◆ TASK TO CARRY OUT ◆
Extract word for word the lines of the listing from its start to the line holding "0.041, 0.058, 0.09, 0.123, 0.168, 0.27, 0.40, 0.66];", both ends kept; pictures are not part of the copy.

◆ DATA SEGMENT ◆
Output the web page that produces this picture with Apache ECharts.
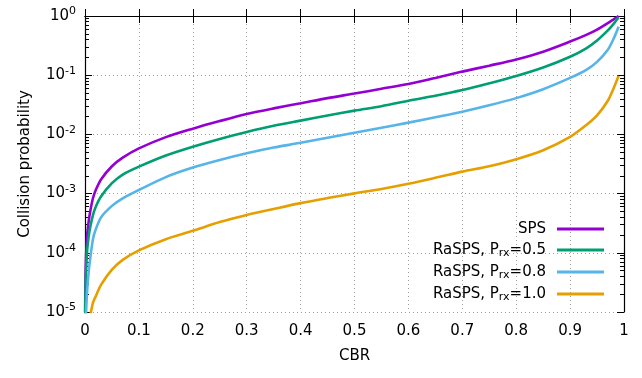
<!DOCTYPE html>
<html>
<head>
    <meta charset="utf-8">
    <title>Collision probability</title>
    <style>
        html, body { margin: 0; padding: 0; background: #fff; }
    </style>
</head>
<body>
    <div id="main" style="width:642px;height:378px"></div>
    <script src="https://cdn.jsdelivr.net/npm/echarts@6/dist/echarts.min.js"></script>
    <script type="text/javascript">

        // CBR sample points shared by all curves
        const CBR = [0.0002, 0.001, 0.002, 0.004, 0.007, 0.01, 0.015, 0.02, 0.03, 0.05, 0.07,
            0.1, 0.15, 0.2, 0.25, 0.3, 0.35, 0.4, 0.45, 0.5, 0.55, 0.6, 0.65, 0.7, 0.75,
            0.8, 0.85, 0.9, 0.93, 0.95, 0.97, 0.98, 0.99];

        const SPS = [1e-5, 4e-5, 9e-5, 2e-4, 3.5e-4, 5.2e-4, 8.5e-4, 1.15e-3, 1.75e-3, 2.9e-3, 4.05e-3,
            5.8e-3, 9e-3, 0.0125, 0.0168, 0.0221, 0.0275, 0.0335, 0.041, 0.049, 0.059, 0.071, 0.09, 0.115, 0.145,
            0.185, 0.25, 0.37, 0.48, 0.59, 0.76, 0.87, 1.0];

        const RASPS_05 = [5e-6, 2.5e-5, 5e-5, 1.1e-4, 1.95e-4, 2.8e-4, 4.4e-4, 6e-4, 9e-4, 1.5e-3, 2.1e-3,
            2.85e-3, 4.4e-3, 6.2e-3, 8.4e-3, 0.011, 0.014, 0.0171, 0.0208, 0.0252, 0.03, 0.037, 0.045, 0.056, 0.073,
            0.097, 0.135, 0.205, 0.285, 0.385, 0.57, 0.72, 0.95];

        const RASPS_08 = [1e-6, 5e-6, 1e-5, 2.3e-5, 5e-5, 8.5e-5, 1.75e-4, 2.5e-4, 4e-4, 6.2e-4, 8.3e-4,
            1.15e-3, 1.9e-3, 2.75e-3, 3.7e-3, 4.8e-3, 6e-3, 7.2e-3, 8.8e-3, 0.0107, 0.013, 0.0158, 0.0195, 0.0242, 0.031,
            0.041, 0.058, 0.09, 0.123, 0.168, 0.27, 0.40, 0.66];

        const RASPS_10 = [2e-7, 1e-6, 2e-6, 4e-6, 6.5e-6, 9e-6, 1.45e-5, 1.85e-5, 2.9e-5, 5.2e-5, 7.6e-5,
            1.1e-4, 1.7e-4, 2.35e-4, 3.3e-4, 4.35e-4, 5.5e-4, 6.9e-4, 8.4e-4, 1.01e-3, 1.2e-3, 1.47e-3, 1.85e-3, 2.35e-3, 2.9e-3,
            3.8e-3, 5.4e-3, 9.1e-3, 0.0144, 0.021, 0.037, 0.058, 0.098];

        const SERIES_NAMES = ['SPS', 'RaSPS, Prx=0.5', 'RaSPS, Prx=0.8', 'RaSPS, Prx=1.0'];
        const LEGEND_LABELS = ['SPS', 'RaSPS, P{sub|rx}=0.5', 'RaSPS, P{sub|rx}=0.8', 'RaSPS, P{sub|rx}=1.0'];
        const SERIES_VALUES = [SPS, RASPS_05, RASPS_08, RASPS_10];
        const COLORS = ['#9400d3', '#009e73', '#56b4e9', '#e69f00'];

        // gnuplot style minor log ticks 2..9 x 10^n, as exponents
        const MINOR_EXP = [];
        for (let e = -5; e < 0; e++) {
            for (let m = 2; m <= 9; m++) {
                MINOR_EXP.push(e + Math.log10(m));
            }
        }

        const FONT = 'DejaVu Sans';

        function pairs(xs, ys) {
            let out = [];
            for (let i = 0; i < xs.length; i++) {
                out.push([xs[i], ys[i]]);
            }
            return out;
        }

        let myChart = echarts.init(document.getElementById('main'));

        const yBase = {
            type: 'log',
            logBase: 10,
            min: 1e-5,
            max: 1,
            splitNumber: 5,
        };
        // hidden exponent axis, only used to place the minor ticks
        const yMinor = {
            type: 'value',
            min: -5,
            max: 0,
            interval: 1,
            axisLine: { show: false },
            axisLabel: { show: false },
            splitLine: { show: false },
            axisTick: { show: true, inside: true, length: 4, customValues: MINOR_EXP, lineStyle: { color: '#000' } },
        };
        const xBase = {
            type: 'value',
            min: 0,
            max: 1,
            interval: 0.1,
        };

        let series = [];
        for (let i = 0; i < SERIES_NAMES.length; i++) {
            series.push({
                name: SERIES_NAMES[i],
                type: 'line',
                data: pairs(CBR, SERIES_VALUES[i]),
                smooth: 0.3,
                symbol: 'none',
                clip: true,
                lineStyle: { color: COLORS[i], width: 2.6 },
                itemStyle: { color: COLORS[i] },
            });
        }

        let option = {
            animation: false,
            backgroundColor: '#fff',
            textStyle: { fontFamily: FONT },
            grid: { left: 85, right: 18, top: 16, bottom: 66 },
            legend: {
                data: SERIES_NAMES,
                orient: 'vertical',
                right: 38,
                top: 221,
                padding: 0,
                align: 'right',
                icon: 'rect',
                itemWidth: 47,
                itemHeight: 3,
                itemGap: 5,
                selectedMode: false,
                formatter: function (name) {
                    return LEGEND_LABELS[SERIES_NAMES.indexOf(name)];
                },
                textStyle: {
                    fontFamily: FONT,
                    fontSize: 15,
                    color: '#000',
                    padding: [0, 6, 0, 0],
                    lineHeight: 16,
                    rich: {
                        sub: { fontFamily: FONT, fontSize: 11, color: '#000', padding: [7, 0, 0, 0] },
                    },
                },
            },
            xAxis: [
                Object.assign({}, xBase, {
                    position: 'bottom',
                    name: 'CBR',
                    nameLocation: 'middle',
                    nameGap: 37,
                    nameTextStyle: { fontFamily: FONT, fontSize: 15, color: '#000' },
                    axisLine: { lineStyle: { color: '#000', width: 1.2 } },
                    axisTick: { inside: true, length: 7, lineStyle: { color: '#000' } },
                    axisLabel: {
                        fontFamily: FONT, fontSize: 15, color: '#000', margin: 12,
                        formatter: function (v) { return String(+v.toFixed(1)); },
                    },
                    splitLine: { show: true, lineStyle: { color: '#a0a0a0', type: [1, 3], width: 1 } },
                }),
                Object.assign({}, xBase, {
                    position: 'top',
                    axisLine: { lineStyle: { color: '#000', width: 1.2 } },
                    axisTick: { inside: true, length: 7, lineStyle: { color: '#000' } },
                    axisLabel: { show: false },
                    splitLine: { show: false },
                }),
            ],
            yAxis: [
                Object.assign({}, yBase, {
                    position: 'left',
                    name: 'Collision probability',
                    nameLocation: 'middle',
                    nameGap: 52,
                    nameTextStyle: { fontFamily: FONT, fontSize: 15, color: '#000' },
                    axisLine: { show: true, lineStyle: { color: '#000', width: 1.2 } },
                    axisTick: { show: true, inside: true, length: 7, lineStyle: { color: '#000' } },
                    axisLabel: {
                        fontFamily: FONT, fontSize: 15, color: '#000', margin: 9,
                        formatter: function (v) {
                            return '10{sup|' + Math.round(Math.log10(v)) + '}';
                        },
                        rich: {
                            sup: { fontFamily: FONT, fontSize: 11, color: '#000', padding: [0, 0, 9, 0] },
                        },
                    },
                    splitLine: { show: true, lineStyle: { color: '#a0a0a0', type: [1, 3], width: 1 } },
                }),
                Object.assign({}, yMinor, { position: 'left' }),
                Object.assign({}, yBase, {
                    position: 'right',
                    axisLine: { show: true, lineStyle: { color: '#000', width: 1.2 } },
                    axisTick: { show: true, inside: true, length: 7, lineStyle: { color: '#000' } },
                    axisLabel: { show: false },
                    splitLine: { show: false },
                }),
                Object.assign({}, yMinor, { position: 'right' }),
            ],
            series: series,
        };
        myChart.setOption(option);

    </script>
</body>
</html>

◆ ANSWER TO THE EXERCISE ◆
Output the web page that produces this picture with Apache ECharts.
<!DOCTYPE html>
<html>
<head>
    <meta charset="utf-8">
    <title>Collision probability</title>
    <style>
        html, body { margin: 0; padding: 0; background: #fff; }
    </style>
</head>
<body>
    <div id="main" style="width:642px;height:378px"></div>
    <script src="https://cdn.jsdelivr.net/npm/echarts@6/dist/echarts.min.js"></script>
    <script type="text/javascript">

        // CBR sample points shared by all curves
        const CBR = [0.0002, 0.001, 0.002, 0.004, 0.007, 0.01, 0.015, 0.02, 0.03, 0.05, 0.07,
            0.1, 0.15, 0.2, 0.25, 0.3, 0.35, 0.4, 0.45, 0.5, 0.55, 0.6, 0.65, 0.7, 0.75,
            0.8, 0.85, 0.9, 0.93, 0.95, 0.97, 0.98, 0.99];

        const SPS = [1e-5, 4e-5, 9e-5, 2e-4, 3.5e-4, 5.2e-4, 8.5e-4, 1.15e-3, 1.75e-3, 2.9e-3, 4.05e-3,
            5.8e-3, 9e-3, 0.0125, 0.0168, 0.0221, 0.0275, 0.0335, 0.041, 0.049, 0.059, 0.071, 0.09, 0.115, 0.145,
            0.185, 0.25, 0.37, 0.48, 0.59, 0.76, 0.87, 1.0];

        const RASPS_05 = [5e-6, 2.5e-5, 5e-5, 1.1e-4, 1.95e-4, 2.8e-4, 4.4e-4, 6e-4, 9e-4, 1.5e-3, 2.1e-3,
            2.85e-3, 4.4e-3, 6.2e-3, 8.4e-3, 0.011, 0.014, 0.0171, 0.0208, 0.0252, 0.03, 0.037, 0.045, 0.056, 0.073,
            0.097, 0.135, 0.205, 0.285, 0.385, 0.57, 0.72, 0.95];

        const RASPS_08 = [1e-6, 5e-6, 1e-5, 2.3e-5, 5e-5, 8.5e-5, 1.75e-4, 2.5e-4, 4e-4, 6.2e-4, 8.3e-4,
            1.15e-3, 1.9e-3, 2.75e-3, 3.7e-3, 4.8e-3, 6e-3, 7.2e-3, 8.8e-3, 0.0107, 0.013, 0.0158, 0.0195, 0.0242, 0.031,
            0.041, 0.058, 0.09, 0.123, 0.168, 0.27, 0.40, 0.66];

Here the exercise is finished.